▶ [Written exercise]
Your job is to return the lines between the line holding "Give me the TikZ source for this diagram." and the line holding "(437,244) rectangle (695,806);", inclusive, exactly and with no pictures.

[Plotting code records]
***

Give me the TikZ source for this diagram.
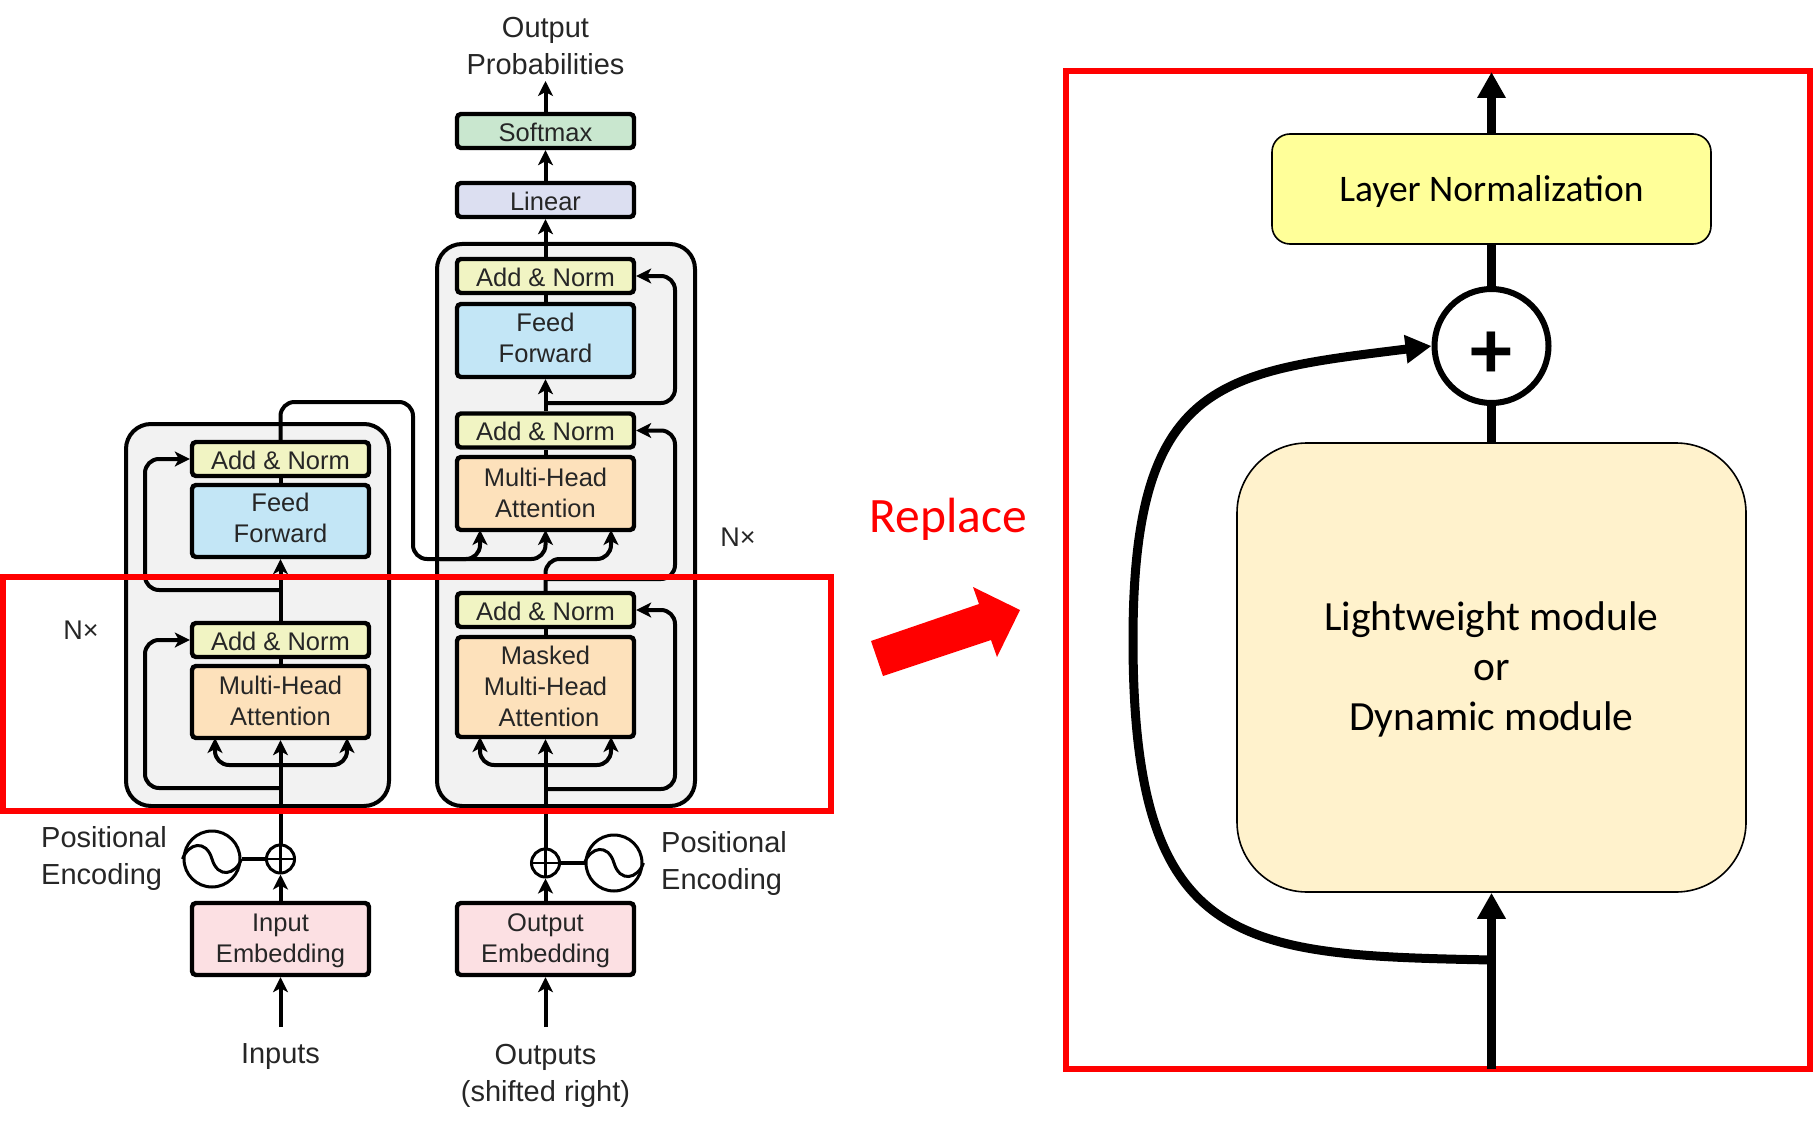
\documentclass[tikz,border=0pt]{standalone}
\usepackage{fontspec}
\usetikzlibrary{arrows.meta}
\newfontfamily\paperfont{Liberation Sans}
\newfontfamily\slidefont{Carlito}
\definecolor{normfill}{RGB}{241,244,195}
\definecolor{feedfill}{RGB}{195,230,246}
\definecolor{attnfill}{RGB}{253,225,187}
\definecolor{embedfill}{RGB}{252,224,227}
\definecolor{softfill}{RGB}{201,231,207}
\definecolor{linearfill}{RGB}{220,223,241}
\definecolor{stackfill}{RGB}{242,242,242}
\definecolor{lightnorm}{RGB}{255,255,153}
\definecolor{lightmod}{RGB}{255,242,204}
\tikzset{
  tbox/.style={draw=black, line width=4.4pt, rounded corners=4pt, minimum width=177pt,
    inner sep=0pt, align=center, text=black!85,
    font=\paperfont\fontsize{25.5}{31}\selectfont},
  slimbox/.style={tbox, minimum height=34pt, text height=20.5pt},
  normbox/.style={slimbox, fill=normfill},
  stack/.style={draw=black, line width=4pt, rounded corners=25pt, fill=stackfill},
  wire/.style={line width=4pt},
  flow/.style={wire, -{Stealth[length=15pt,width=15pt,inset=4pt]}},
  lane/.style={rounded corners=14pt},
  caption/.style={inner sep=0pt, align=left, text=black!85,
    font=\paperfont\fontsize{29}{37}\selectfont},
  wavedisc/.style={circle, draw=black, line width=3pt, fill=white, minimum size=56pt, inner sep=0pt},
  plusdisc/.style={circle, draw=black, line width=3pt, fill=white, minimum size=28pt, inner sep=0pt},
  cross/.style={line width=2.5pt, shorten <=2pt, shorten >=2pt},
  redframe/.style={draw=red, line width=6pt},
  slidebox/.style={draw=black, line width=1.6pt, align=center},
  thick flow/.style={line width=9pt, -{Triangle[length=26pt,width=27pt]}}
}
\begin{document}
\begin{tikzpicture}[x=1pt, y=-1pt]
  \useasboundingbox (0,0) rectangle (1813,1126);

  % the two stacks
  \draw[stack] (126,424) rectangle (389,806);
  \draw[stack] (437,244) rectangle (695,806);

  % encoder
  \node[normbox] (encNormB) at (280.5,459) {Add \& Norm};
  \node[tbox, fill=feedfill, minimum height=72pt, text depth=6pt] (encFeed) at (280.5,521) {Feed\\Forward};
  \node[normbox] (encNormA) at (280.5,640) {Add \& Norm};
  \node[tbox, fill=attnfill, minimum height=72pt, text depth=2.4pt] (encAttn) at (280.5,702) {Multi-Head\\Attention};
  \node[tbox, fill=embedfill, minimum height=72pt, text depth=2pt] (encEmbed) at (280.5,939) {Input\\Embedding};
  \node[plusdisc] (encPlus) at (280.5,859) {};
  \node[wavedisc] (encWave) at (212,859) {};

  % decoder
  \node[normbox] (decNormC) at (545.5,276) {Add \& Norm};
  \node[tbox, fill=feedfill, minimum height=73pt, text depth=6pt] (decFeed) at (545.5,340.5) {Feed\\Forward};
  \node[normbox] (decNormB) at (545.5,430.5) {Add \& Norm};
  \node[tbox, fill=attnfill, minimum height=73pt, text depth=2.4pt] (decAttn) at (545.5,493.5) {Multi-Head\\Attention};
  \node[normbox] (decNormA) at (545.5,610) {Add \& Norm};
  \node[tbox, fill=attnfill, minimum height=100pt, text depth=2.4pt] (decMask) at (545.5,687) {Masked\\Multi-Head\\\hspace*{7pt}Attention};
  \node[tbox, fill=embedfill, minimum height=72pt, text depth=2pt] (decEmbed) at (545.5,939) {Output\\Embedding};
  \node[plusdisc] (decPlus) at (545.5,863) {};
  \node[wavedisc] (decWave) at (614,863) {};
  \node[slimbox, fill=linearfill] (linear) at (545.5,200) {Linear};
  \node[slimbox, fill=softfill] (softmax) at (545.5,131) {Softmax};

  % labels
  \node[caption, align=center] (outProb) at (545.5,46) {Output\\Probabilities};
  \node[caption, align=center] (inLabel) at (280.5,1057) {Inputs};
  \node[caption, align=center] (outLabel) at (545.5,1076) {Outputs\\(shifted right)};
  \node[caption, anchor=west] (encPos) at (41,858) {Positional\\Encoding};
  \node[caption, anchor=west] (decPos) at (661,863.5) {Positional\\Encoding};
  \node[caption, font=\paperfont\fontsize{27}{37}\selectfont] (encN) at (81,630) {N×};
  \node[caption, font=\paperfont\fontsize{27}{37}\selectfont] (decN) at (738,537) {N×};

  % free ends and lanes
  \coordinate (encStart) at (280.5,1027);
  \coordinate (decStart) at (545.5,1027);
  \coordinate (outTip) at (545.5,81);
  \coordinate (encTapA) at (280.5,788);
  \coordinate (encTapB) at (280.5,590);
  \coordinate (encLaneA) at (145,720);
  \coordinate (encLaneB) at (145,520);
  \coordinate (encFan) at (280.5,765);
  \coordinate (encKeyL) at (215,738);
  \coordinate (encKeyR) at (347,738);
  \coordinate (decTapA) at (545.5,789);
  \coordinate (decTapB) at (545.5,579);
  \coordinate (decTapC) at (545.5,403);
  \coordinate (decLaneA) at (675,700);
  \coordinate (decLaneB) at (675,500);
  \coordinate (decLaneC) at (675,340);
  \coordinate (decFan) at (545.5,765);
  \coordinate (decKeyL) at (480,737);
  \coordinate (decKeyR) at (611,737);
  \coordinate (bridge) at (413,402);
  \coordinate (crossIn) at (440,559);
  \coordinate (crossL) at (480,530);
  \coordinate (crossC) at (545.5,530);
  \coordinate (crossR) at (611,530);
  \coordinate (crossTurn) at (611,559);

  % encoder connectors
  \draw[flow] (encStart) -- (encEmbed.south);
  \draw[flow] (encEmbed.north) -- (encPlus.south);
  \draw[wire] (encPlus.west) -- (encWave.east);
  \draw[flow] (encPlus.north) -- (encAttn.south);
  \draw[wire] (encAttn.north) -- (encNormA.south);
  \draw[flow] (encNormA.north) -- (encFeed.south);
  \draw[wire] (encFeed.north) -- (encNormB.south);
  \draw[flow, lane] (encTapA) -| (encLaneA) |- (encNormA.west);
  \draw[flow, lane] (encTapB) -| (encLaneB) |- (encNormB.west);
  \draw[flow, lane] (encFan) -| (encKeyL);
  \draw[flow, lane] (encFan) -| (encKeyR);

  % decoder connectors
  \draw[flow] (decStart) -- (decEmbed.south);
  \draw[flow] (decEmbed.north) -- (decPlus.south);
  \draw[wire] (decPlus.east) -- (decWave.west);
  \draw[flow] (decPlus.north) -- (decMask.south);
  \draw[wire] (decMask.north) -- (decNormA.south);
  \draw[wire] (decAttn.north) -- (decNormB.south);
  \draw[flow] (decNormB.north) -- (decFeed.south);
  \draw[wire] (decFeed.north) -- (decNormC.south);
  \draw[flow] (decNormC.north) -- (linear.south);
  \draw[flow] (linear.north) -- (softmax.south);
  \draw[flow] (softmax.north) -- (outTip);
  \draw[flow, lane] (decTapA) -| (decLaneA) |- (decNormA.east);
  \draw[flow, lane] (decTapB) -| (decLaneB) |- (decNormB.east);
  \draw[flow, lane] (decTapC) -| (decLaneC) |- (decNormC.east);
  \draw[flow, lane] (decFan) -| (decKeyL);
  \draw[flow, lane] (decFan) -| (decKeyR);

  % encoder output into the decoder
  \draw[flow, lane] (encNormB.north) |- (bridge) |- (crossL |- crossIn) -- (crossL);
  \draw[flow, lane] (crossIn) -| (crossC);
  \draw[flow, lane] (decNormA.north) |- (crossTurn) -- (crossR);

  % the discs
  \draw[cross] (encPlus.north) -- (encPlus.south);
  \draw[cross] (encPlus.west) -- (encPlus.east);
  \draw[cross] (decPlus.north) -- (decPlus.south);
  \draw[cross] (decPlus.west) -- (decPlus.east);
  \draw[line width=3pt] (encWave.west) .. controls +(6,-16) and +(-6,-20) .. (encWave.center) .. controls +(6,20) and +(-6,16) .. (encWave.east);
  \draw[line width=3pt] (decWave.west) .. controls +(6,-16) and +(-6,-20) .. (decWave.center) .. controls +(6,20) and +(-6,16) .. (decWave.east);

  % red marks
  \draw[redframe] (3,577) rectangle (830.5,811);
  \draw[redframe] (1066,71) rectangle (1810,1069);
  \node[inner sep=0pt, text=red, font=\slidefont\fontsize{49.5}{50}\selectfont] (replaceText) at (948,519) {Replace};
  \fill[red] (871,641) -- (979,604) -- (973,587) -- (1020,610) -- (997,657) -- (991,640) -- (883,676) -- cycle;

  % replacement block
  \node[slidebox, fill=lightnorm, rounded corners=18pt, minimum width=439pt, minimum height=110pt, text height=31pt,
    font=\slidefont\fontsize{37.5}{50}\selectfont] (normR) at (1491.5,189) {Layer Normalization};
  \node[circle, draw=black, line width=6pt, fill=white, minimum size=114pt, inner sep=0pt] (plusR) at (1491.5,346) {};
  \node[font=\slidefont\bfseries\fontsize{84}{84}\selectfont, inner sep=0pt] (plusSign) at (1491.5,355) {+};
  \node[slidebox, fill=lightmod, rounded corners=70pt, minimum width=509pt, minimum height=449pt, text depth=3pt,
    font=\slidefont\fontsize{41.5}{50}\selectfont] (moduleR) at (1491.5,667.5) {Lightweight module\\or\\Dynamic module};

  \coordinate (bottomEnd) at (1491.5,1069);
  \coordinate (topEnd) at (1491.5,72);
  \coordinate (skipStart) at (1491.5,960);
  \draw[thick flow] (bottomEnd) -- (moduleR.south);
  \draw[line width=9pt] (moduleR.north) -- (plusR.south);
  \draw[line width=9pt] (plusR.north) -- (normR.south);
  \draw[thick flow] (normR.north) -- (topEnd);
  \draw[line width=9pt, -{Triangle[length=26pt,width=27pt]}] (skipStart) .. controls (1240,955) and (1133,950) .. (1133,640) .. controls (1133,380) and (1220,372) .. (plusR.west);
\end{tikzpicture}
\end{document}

***

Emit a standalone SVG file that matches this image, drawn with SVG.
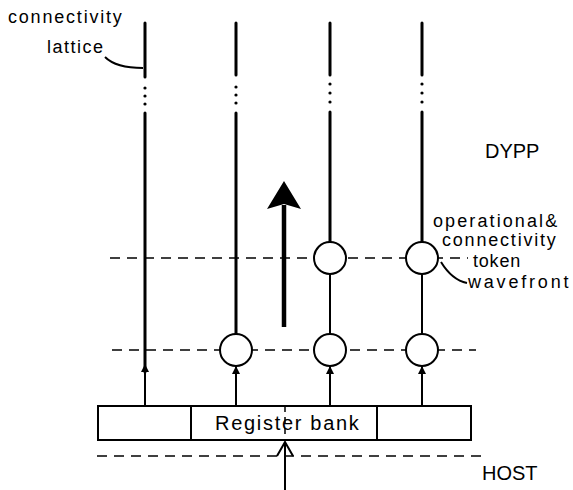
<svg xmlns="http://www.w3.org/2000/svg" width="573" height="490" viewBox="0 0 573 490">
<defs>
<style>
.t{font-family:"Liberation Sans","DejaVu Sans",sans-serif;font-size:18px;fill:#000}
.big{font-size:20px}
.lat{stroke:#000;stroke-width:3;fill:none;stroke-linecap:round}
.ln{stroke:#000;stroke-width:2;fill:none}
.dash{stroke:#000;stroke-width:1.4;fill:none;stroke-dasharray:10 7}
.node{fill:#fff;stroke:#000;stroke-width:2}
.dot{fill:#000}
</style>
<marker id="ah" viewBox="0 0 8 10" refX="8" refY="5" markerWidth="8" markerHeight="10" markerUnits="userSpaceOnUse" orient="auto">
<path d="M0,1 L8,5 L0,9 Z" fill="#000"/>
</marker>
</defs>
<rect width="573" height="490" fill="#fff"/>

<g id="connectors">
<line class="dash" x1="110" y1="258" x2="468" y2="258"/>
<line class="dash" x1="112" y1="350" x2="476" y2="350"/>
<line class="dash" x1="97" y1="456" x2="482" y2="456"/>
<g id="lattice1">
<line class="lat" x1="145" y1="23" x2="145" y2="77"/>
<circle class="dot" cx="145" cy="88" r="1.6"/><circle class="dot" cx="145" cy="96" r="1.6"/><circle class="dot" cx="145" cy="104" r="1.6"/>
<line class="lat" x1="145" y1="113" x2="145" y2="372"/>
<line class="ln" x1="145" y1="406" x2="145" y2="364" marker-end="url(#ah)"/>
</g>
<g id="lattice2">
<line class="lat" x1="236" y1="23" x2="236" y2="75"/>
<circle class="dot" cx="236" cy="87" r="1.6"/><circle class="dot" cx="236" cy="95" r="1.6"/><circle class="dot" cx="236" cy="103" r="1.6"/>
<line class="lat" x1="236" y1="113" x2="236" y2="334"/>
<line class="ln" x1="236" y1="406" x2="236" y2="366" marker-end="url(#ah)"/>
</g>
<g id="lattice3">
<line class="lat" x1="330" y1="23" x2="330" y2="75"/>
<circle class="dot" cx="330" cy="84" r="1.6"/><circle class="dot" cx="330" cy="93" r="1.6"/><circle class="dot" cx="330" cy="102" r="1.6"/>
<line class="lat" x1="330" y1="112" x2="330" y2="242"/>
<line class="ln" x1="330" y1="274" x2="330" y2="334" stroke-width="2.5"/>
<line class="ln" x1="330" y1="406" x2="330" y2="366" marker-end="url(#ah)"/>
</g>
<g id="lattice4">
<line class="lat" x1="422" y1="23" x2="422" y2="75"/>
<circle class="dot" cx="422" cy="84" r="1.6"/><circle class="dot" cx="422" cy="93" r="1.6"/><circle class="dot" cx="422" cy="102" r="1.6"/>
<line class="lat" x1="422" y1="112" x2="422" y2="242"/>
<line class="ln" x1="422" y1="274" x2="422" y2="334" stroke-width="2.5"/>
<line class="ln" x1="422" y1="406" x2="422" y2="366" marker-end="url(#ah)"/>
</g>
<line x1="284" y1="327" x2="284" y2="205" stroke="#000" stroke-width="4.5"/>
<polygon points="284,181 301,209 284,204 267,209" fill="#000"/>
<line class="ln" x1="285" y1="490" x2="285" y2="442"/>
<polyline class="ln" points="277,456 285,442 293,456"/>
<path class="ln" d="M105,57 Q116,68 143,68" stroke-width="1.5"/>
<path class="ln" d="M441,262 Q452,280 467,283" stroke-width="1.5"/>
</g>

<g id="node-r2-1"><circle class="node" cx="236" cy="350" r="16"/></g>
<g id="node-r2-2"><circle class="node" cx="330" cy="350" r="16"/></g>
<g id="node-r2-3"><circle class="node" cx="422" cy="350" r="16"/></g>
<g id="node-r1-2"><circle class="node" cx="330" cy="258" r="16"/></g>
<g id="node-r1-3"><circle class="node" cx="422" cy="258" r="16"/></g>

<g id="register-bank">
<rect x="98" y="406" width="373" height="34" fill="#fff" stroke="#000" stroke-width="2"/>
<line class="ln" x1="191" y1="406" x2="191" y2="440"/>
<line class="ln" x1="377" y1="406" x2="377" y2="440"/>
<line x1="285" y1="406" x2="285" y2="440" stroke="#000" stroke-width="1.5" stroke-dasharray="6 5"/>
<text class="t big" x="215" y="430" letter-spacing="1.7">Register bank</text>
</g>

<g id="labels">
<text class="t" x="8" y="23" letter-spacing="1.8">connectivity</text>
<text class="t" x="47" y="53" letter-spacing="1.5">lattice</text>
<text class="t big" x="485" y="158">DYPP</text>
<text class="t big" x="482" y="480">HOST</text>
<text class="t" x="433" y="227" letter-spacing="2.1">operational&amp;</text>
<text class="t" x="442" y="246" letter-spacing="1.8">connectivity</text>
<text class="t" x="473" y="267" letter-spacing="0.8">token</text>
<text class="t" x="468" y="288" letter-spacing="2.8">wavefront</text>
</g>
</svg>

***

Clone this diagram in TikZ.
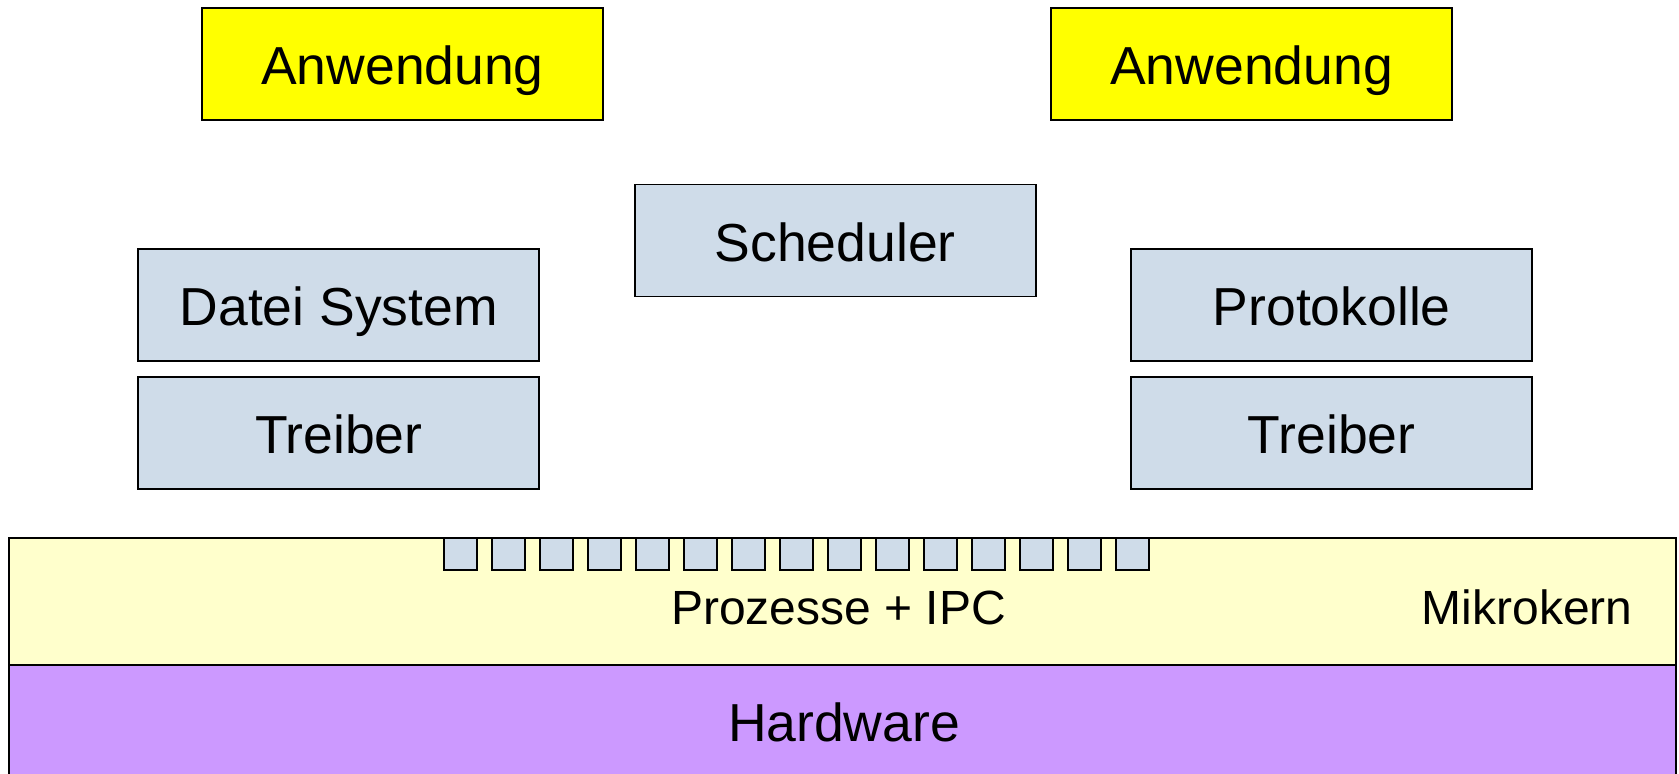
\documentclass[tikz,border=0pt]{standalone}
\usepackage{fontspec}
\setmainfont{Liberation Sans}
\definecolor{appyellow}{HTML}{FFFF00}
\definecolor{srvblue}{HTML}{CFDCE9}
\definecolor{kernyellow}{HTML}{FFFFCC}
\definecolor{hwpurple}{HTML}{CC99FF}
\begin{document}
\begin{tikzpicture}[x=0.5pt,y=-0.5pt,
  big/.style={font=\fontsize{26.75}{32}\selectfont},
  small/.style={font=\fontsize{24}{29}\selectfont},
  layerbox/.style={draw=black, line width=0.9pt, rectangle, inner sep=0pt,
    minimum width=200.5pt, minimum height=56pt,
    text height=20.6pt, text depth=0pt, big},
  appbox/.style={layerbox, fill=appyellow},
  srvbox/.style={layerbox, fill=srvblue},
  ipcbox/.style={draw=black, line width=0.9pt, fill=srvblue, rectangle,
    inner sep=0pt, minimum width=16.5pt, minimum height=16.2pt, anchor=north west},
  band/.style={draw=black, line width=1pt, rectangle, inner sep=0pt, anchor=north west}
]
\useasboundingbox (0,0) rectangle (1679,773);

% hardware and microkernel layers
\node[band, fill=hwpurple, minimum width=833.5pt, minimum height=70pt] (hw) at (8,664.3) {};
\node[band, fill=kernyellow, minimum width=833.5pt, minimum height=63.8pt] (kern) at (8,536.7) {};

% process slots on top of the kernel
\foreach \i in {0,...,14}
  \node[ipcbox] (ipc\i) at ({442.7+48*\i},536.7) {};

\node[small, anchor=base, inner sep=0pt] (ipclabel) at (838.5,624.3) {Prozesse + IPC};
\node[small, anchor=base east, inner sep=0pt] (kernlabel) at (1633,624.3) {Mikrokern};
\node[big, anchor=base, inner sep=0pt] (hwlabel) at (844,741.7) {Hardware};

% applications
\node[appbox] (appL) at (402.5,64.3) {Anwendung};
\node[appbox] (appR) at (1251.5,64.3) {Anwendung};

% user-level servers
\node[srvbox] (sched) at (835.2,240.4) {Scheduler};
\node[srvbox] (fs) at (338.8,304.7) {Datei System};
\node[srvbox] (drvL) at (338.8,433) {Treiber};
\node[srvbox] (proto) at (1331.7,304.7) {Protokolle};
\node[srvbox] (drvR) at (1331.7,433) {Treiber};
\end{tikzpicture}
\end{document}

***

▶ [Worked solution]
Give me the TikZ source for this diagram.
\documentclass[tikz,border=0pt]{standalone}
\usepackage{fontspec}
\usetikzlibrary{arrows.meta}
\newfontfamily\paperfont{Liberation Sans}
\newfontfamily\slidefont{Carlito}
\definecolor{normfill}{RGB}{241,244,195}
\definecolor{feedfill}{RGB}{195,230,246}
\definecolor{attnfill}{RGB}{253,225,187}
\definecolor{embedfill}{RGB}{252,224,227}
\definecolor{softfill}{RGB}{201,231,207}
\definecolor{linearfill}{RGB}{220,223,241}
\definecolor{stackfill}{RGB}{242,242,242}
\definecolor{lightnorm}{RGB}{255,255,153}
\definecolor{lightmod}{RGB}{255,242,204}
\tikzset{
  tbox/.style={draw=black, line width=4.4pt, rounded corners=4pt, minimum width=177pt,
    inner sep=0pt, align=center, text=black!85,
    font=\paperfont\fontsize{25.5}{31}\selectfont},
  slimbox/.style={tbox, minimum height=34pt, text height=20.5pt},
  normbox/.style={slimbox, fill=normfill},
  stack/.style={draw=black, line width=4pt, rounded corners=25pt, fill=stackfill},
  wire/.style={line width=4pt},
  flow/.style={wire, -{Stealth[length=15pt,width=15pt,inset=4pt]}},
  lane/.style={rounded corners=14pt},
  caption/.style={inner sep=0pt, align=left, text=black!85,
    font=\paperfont\fontsize{29}{37}\selectfont},
  wavedisc/.style={circle, draw=black, line width=3pt, fill=white, minimum size=56pt, inner sep=0pt},
  plusdisc/.style={circle, draw=black, line width=3pt, fill=white, minimum size=28pt, inner sep=0pt},
  cross/.style={line width=2.5pt, shorten <=2pt, shorten >=2pt},
  redframe/.style={draw=red, line width=6pt},
  slidebox/.style={draw=black, line width=1.6pt, align=center},
  thick flow/.style={line width=9pt, -{Triangle[length=26pt,width=27pt]}}
}
\begin{document}
\begin{tikzpicture}[x=1pt, y=-1pt]
  \useasboundingbox (0,0) rectangle (1813,1126);

  % the two stacks
  \draw[stack] (126,424) rectangle (389,806);
  \draw[stack] (437,244) rectangle (695,806);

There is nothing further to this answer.